Members are working on the issue in a “very fast and very intense” way and are now coordinating with similar efforts that were already ongoing at the Association of American Universities, the Council on Governmental Relations and the Association of Public and Land-grant Universities, she said. During the September meeting, officials said a white paper on the potential repository was planned for October with a “deliverable” available sometime in January.
The other tools are still under development, with no timetables announced for completion.
1 The White House (archive), “Presidential Memorandum on United States Government-Supported Research and Development National Security Policy,” January 14, 2021, https://bit.ly/2YUSRt7.

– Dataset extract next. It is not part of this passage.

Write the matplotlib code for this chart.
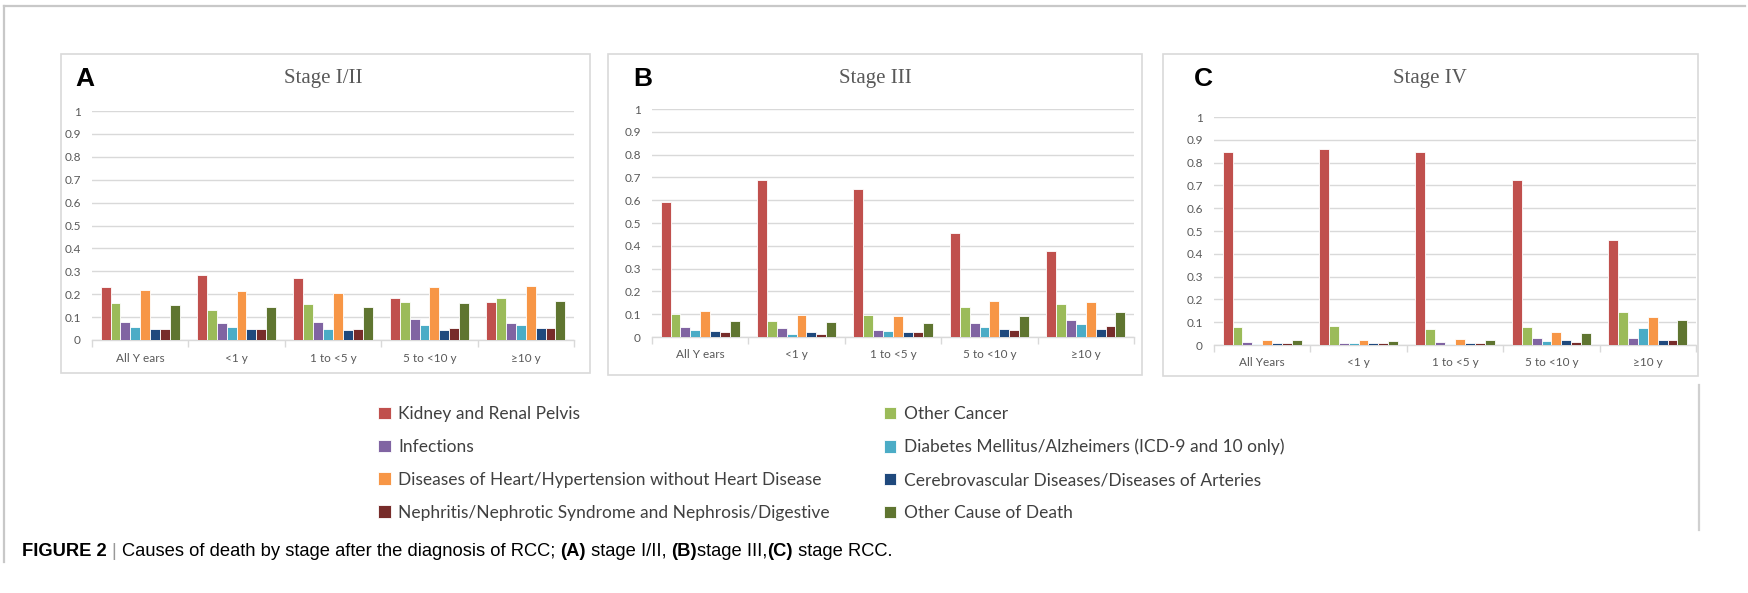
import matplotlib
matplotlib.use("Agg")
import matplotlib.pyplot as plt
import numpy as np
from matplotlib.patches import Rectangle
from matplotlib.lines import Line2D

# canvas size in pixels
W, H = 1748, 593

def fx(px):
    return px / W

def fy(py):
    return 1 - py / H

#Data
causes = ["Kidney and Renal Pelvis", "Other Cancer", "Infections",
          "Diabetes Mellitus/Alzheimers (ICD-9 and 10 only)",
          "Diseases of Heart/Hypertension without Heart Disease",
          "Cerebrovascular Diseases/Diseases of Arteries",
          "Nephritis/Nephrotic Syndrome and Nephrosis/Digestive",
          "Other Cause of Death"]
colors = ["#C0504D", "#9BBB59", "#8064A2", "#4BACC6",
          "#F79646", "#1F497D", "#772C2A", "#5F7530"]

cats_ab = ["All Y ears", "<1 y", "1 to <5 y", "5 to <10 y", "≥10 y"]
cats_c = ["All Years", "<1 y", "1 to <5 y", "5 to <10 y", "≥10 y"]

# one row per cause, one column per time category
stage_12 = [[0.232, 0.282, 0.270, 0.185, 0.165],
            [0.160, 0.132, 0.157, 0.167, 0.185],
            [0.080, 0.073, 0.077, 0.090, 0.075],
            [0.058, 0.055, 0.050, 0.067, 0.066],
            [0.220, 0.213, 0.207, 0.230, 0.236],
            [0.048, 0.047, 0.043, 0.043, 0.053],
            [0.050, 0.050, 0.046, 0.053, 0.053],
            [0.155, 0.142, 0.142, 0.163, 0.172]]

stage_3 = [[0.590, 0.688, 0.651, 0.454, 0.376],
           [0.103, 0.072, 0.097, 0.132, 0.146],
           [0.045, 0.040, 0.032, 0.060, 0.075],
           [0.030, 0.012, 0.025, 0.042, 0.055],
           [0.112, 0.097, 0.091, 0.159, 0.152],
           [0.025, 0.020, 0.022, 0.035, 0.035],
           [0.022, 0.012, 0.020, 0.032, 0.047],
           [0.072, 0.065, 0.062, 0.091, 0.111]]

stage_4 = [[0.846, 0.860, 0.846, 0.724, 0.462],
           [0.077, 0.085, 0.069, 0.080, 0.145],
           [0.012, 0.010, 0.014, 0.031, 0.032],
           [0.006, 0.008, 0.005, 0.016, 0.076],
           [0.024, 0.021, 0.027, 0.056, 0.125],
           [0.009, 0.009, 0.009, 0.022, 0.020],
           [0.009, 0.009, 0.007, 0.011, 0.021],
           [0.020, 0.018, 0.024, 0.052, 0.111]]

panels = [("A", "Stage I/II", stage_12, cats_ab, (92, 574, 111, 340), (61, 590, 54, 373), 323),
          ("B", "Stage III", stage_3, cats_ab, (652, 1134, 109, 337), (608, 1142, 54, 375), 875),
          ("C", "Stage IV", stage_4, cats_c, (1214, 1696, 117, 345), (1163, 1698, 54, 376), 1430)]

grey_txt = "#595959"
grid_col = "#d9d9d9"
tick_font = ["Lato", "DejaVu Sans"]

fig = plt.figure(figsize=(W / 100, H / 100), dpi=100)

# outer frame of the figure
fig.add_artist(Line2D([fx(4), fx(1745)], [fy(6), fy(6)], color="#c8c8c8", lw=1.6))
fig.add_artist(Line2D([fx(4), fx(4)], [fy(6), fy(562)], color="#c8c8c8", lw=1.6))
fig.add_artist(Line2D([fx(1699), fx(1699)], [fy(385), fy(530)], color="#d0d0d0", lw=1.6))

n = len(causes)
group_w = 0.82
bw = group_w / n
handles = []
for letter, title, data, cats, (x0, x1, yt, yb), (bx0, bx1, by0, by1), tx in panels:
    # panel box
    fig.add_artist(Rectangle((fx(bx0), fy(by1)), fx(bx1 - bx0), (by1 - by0) / H,
                             fill=False, edgecolor=grid_col, lw=1.2))
    ax = fig.add_axes([fx(x0), fy(yb), fx(x1 - x0), (yb - yt) / H])
    x = np.arange(len(cats))
    bars = []
    for i in range(n):
        b = ax.bar(x - group_w / 2 + bw * (i + 0.5), data[i], width=bw,
                   color=colors[i], edgecolor="white", linewidth=0.6, zorder=3)
        bars.append(b)
    if not handles:
        handles = bars
    ax.set_xlim(-0.5, len(cats) - 0.5)
    ax.set_ylim(0, 1)
    ax.set_yticks(np.arange(0, 1.01, 0.1))
    ax.set_yticklabels(["0", "0.1", "0.2", "0.3", "0.4", "0.5", "0.6", "0.7", "0.8", "0.9", "1"],
                       family=tick_font, fontsize=8.5, color=grey_txt)
    ax.yaxis.grid(True, color=grid_col, lw=1.0, zorder=0)
    ax.tick_params(axis="y", length=0, pad=8)
    # category ticks sit between groups, labels sit under groups
    ax.set_xticks(np.arange(-0.5, len(cats), 1.0))
    ax.set_xticklabels([])
    ax.set_xticks(x, minor=True)
    ax.set_xticklabels(cats, minor=True, family=tick_font, fontsize=8.5, color=grey_txt)
    ax.tick_params(axis="x", which="major", length=5, color=grid_col, width=1)
    ax.tick_params(axis="x", which="minor", length=0, pad=9)
    for s in ["left", "right", "top"]:
        ax.spines[s].set_visible(False)
    ax.spines["bottom"].set_color(grid_col)
    ax.spines["bottom"].set_linewidth(1.0)
    ax.set_facecolor("none")
    fig.text(fx(tx), fy(79), title, ha="center", va="center",
             family="Liberation Serif", fontsize=15, color=grey_txt)
    lx = {"A": 85, "B": 643, "C": 1203}[letter]
    fig.text(fx(lx), fy(79), letter, ha="center", va="center",
             family="Liberation Sans", fontsize=19, fontweight="bold", color="black")

# legend, two columns filled left column first
order = [0, 2, 4, 6, 1, 3, 5, 7]
leg = fig.legend([handles[i] for i in order], [causes[i] for i in order],
                 loc="upper left", bbox_to_anchor=(fx(378), fy(406)), ncol=2,
                 frameon=False, prop={"family": tick_font, "size": 12.5},
                 handlelength=0.72, handleheight=0.72, handletextpad=0.45,
                 columnspacing=3.1, labelspacing=0.97, borderpad=0, borderaxespad=0)
for t in leg.get_texts():
    t.set_color("#404040")

# caption, written piece by piece to mix bold and regular
cap_font = ["Liberation Sans", "DejaVu Sans"]
pieces = [("FIGURE 2 ", "bold", "black"), ("| ", "normal", "#999999"),
          ("Causes of death by stage after the diagnosis of RCC; ", "normal", "black"),
          ("(A)", "bold", "black"), (" stage I/II, ", "normal", "black"),
          ("(B)", "bold", "black"), ("stage III,", "normal", "black"),
          ("(C)", "bold", "black"), (" stage RCC.", "normal", "black")]
fig.canvas.draw()
renderer = fig.canvas.get_renderer()
cx = 22
for txt, wt, col in pieces:
    t = fig.text(fx(cx), fy(552), txt, ha="left", va="center", family=cap_font,
                 fontsize=13.2, fontweight=wt, color=col)
    bb = t.get_window_extent(renderer=renderer)
    cx += bb.width

plt.savefig("out.png", dpi=100, facecolor="white")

2 Eric Lander, “Clear Rules for Research Security and Researcher Responsibility,” OSTP blog, August 10, 2021, https://bit.ly/3E09S4r.
3 Federal Demonstration Partnership, “Science and Security - Latest Developments in Managing Improper Foreign Influence,” September 22, 2021, https://bit.ly/3DIJZ8W.
4 Joint Committee on the Research Environment of the National Science & Technology Council, Subcommittee on Research Security, “Recommended Practices for Strengthening the Security and Integrity of America’s Science and Technology Research Enterprise,” January 2021, https://bit.ly/3vijMer.
5 National Science Foundation, “NSF Pre-award and Post-award Disclosures Relating to the Biographical Sketch and Current and Pending Support,” September 1, 2021, https://bit.ly/3oMjT0y.
6 National Science Foundation, “NSF Pre-award and Post-award Disclosures Relating to the Biographical Sketch and Current and Pending Support September 1, 2021,” Report on Research Compliance 18, no. 11 (November 2021).